Uyuşmazlıkta; davacılar tarafından öncelikle Asliye Hukuk Mahkemesinde dava açıldığı görülmekle, bu tarih itibariyle davalı idarelerin dosyadan haberdar oldukları anlaşılmıştır. Bu durumda olayda 2577 sayılı Kanun’un 13/2. maddesi uyarınca ön karar alınması zorunlu olmadığından, Mahkemece verilen dava dilekçesinin merciine tevdi kararı yerinde görülmemiştir.

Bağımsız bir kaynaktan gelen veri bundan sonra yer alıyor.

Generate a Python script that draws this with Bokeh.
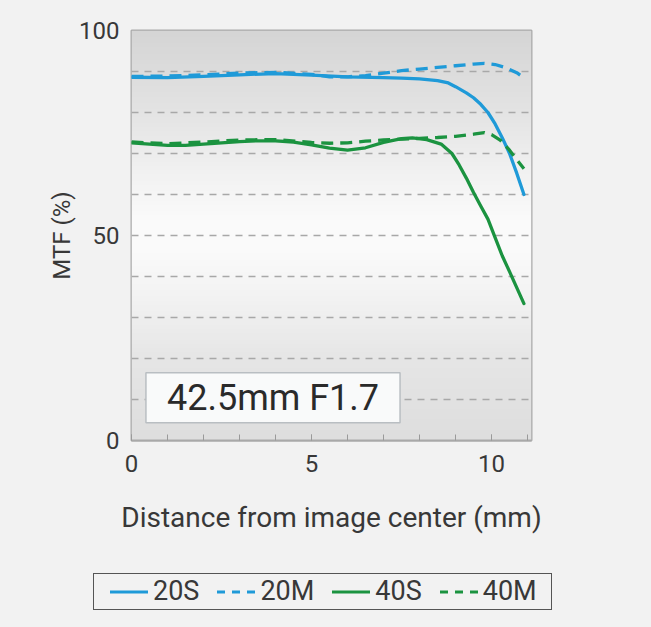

Bu durumda, 14.11.2014 tarihinde kayda giren dilekçe ile açılan davanın süresinde olduğu anlaşıldığından işin esası hakkında inceleme yapılarak bir karar verilmesi gerekirken; merciine tevdi kararının davalı idarelere tebliğinden sonra başvuruların zımmen reddi üzerine süresinde dava açılmadığı gerekçesiyle davanın süre aşımı yönünden reddi yolunda verilen temyize konu İdare Mahkemesi kararında hukuki isabet görülmemiştir.
Açıklanan nedenlerle; temyiz isteminin kabulü ile … 1. İdare Mahkemesi’nin … tarih, … sayılı kararının BOZULMASINA, yeniden bir karar verilmek üzere dosyanın anılan mahkemeye gönderilmesine, 29/11/2016 tarihinde oybirliğiyle karar verildi.